Wednesday, October 19, 2016

Putin’s Easy Victories are All Behind Him, Any New Ones Will be Harder or Impossible, Oreshkin Says

Paul Goble

            Staunton, October 19 – Vladimir Putin finds himself “in a mousetrap where the free cheese is already eaten” and where prospects for more put him at risk at home and abroad, Dmitry Oreshkin says, a poetic way of saying that his easy victories are now behind him and that any new ones will be harder or even impossible to achieve.

            In an interview with Ukraine’s ONLINE news agency, the Russian commentator argues that “Putin’s Russia is condemned to lose to the West” both because the West’s “’soft power’” is so much greater and because the West now understands Putin and his approach far better now (

            That is why Putin has started his use of nuclear blackmail, “the only sphere” where Russia has rough parity with the West, Oreshkin continues. “Putin does not have any other levels of influence on his neighbors. But even more, he continues to be a prisoner of the geopolitical thinking of Stalin’s time, where he who controls territory uses it. But already this is not so.”

            The use of nuclear threats works “to a certain degree.” No one wants a nuclear war, and many in the West are prepared to do many things to prevent one. But that doesn’t mean that governments in the West are ready to make concessions as a result: A few people are but most have taken Putin’s measure and are responding on that basis.

            “Now,” Oreshkin says, “Putin is in a situation in which he acts predictably and his earlier success was based on his unpredictability.” No one expected him to take Crimea, and consequently, “no one was prepared. But today even his unpredictability is predictable. Everyone understands who he is.”

            Everyone is ready for the renewal of a Russian attack in the Donbass, and everyone knows what the response will be: “lethal arms for Ukraine and a new cycle of sanctions. Putin can’t permit that,” and so he will sacrifice the LDNR just as he did Novorossiya. Moscow simply doesn’t have the funds for such actions.

            “In order to preserve his victorious image, Putin will raise the stakes.” But he cannot do so economically now that Europe and even Ukraine are no longer dependent on Russian oil and gas.  And what is most important now: Russians can see this and are becoming ever less supportive and ever more disappointed in Putin.

            Oreshkin argues that “Putin needs a victorious local war, but those have already happened in Chechnya, Georgia and Ukraine.” He isn’t going to get on in Syria, and so he lashes out at the US.  “But the Americans understand his game, and therefore they completely rationally respond boosting anti-ballistic missile defense and putting pressure on the Russian economy.
            What remains for Putin? “Only pathetic rhetoric” and playing the nuclear card. But “this policy is becoming ever more paranoid, less constructive and ever more hysterical.  People aren’t idiots,” and they are slowly but surely forgetting their enthusiasm about the annexation of Crimea.

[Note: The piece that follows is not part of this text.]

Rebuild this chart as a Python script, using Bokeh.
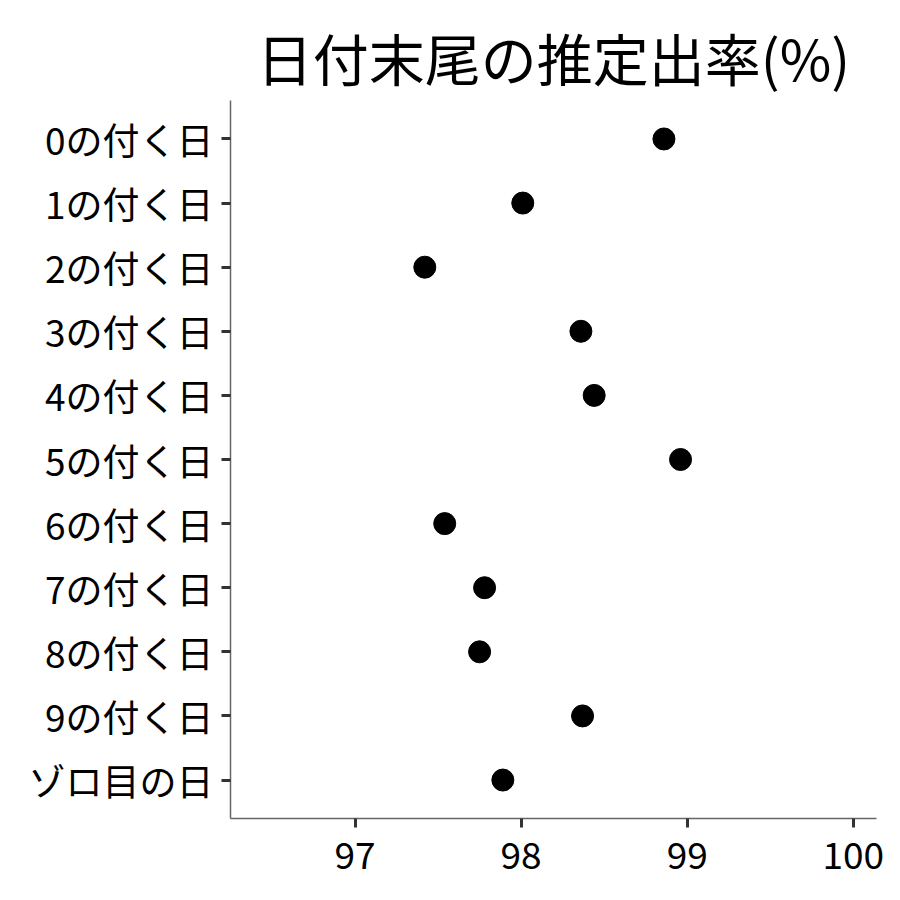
from bokeh.plotting import figure
from bokeh.models import ColumnDataSource, Range1d, FixedTicker
from bokeh.embed import file_html
from bokeh.resources import INLINE

# datos
titulo = "日付末尾の推定出率(%)"
etiquetas = ["0の付く日", "1の付く日", "2の付く日", "3の付く日", "4の付く日",
             "5の付く日", "6の付く日", "7の付く日", "8の付く日", "9の付く日",
             "ゾロ目の日"]
tasas = [98.86, 98.01, 97.42, 98.36, 98.44, 98.96, 97.54, 97.78, 97.75, 98.37, 97.89]
x_ticks = [97, 98, 99, 100]

FUENTE = "Noto Sans CJK JP"

posiciones = list(range(len(etiquetas)))
datos = ColumnDataSource(data={"tasa": tasas, "pos": posiciones, "etiqueta": etiquetas})

p = figure(
    title=titulo,
    width=884, height=884,
    x_range=Range1d(96.25, 100.14),
    y_range=Range1d(len(etiquetas) - 0.4, -0.6),
    toolbar_location=None,
    output_backend="svg",
    min_border_left=230, min_border_right=8,
    min_border_top=100, min_border_bottom=66,
)

p.scatter("tasa", "pos", source=datos, size=22, color="black")

# titulo
p.title.text_font = FUENTE
p.title.text_font_size = "56px"
p.title.text_font_style = "normal"
p.title.align = "center"
p.title.text_color = "black"
p.title.standoff = 8

# ejes
p.xaxis.ticker = FixedTicker(ticks=x_ticks)
p.yaxis.ticker = FixedTicker(ticks=posiciones)
p.yaxis.major_label_overrides = {i: e for i, e in enumerate(etiquetas)}

for eje in (p.xaxis, p.yaxis):
    eje.axis_line_color = "#666666"
    eje.axis_line_width = 1.5
    eje.major_tick_line_color = "#333333"
    eje.major_tick_line_width = 3
    eje.major_tick_out = 9
    eje.major_tick_in = 0
    eje.minor_tick_line_color = None
    eje.major_label_text_font = FUENTE
    eje.major_label_text_font_size = "37px"
    eje.major_label_text_color = "black"
    eje.major_label_standoff = 8

p.xaxis.major_label_standoff = 14

p.xgrid.visible = False
p.ygrid.visible = False
p.outline_line_color = None

open("out.html", "w").write(file_html(p, INLINE))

            Could Putin attack Latvia? The answer is no. Could he expand the war in Ukraine? Again now because “everyone is ready for this.”  What can he do to “raise his rating? Only by using propaganda and buying votes in the West.”  But those who must deal with him can hardly be comfortable.

            All of Putin’s talk about nuclear war can become a self-fulfilling prophecy, Oreshkin concludes, something extraordinarily “dangerous for all countries and in the first instance for the Russian Federation itself.”